Advanced Technology: Protecting Your Surface with AOP
Once the initial 30-day “danger zone” has passed, your focus should shift to long-term preservation. A major innovation for 2026 is the widespread use of Advanced Oxidation Process (AOP) sanitation. By integrating systems like the Hayward Hydra Pure, you can maintain crystal-clear water with significantly fewer chemicals.
AOP uses UV light and Ozone to destroy contaminants. Because it reduces the need for heavy chlorine dosing, it is much gentler on your pool’s interior surface. Over a ten-year period, a pool with AOP sanitation will often show much less surface wear and tear than a pool relying solely on high levels of salt or liquid chlorine. It’s a “wellness” upgrade that protects both your family’s skin and your home’s equity.
Long-Term Care and Compliance
Caring for your pool also means staying on top of local regulations. A refurbishment is the perfect time to audit your safety barriers. In New Zealand, the Building Code Clause F9 requires all pools to have compliant fencing and self-latching gates. A well-maintained surface paired with a fully compliant safety certificate makes your home far more attractive to future buyers.
- Winter Vigilance – Don’t make the mistake of ignoring your pool during the colder months. “Winter staining” occurs when water chemistry drifts into a corrosive state while the pool is unused. Even if you aren’t swimming, check your water balance once a month throughout winter. This prevents the water from “eating” into your beautiful quartz or pebble finish while you’re indoors.

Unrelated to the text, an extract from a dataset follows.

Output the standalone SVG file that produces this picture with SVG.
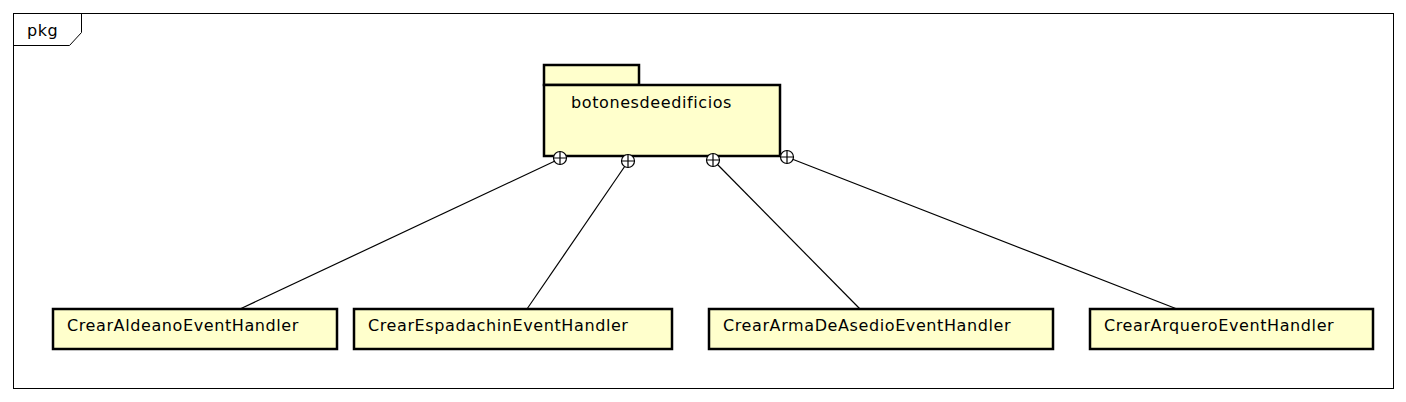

Frequently Asked Questions
When can I use my robotic pool cleaner?
You should wait at least 28 days. The wheels and concentrated scrubbing of a robot can leave tracks on the plaster while it is still reaching its final hardness.
Why is my water cloudy after brushing?
This is normal! It is the plaster dust being lifted off the surface. Your filter will clear it up within a few hours.
Can I heat the pool immediately?
It is best to wait 14 days before turning on a heat pump, as rapid temperature changes can interfere with the chemical curing of the cement.
Protecting Your Backyard Legacy
Caring for a newly refurbished pool surface is a blend of mechanical discipline and chemical precision. By committing to the science of the start-up for just 30 days, you protect a significant financial investment and ensure the craftsmanship of your installers is allowed to shine for decades.
In Auckland and the Waikato, where the outdoor lifestyle is a core part of our identity, a well-maintained pool is more than a place to swim it is a lasting legacy for your home. Keep your pH balanced, your brush moving, and your gates compliant, and your refurbished surface will provide a resort-level experience for many summers to come.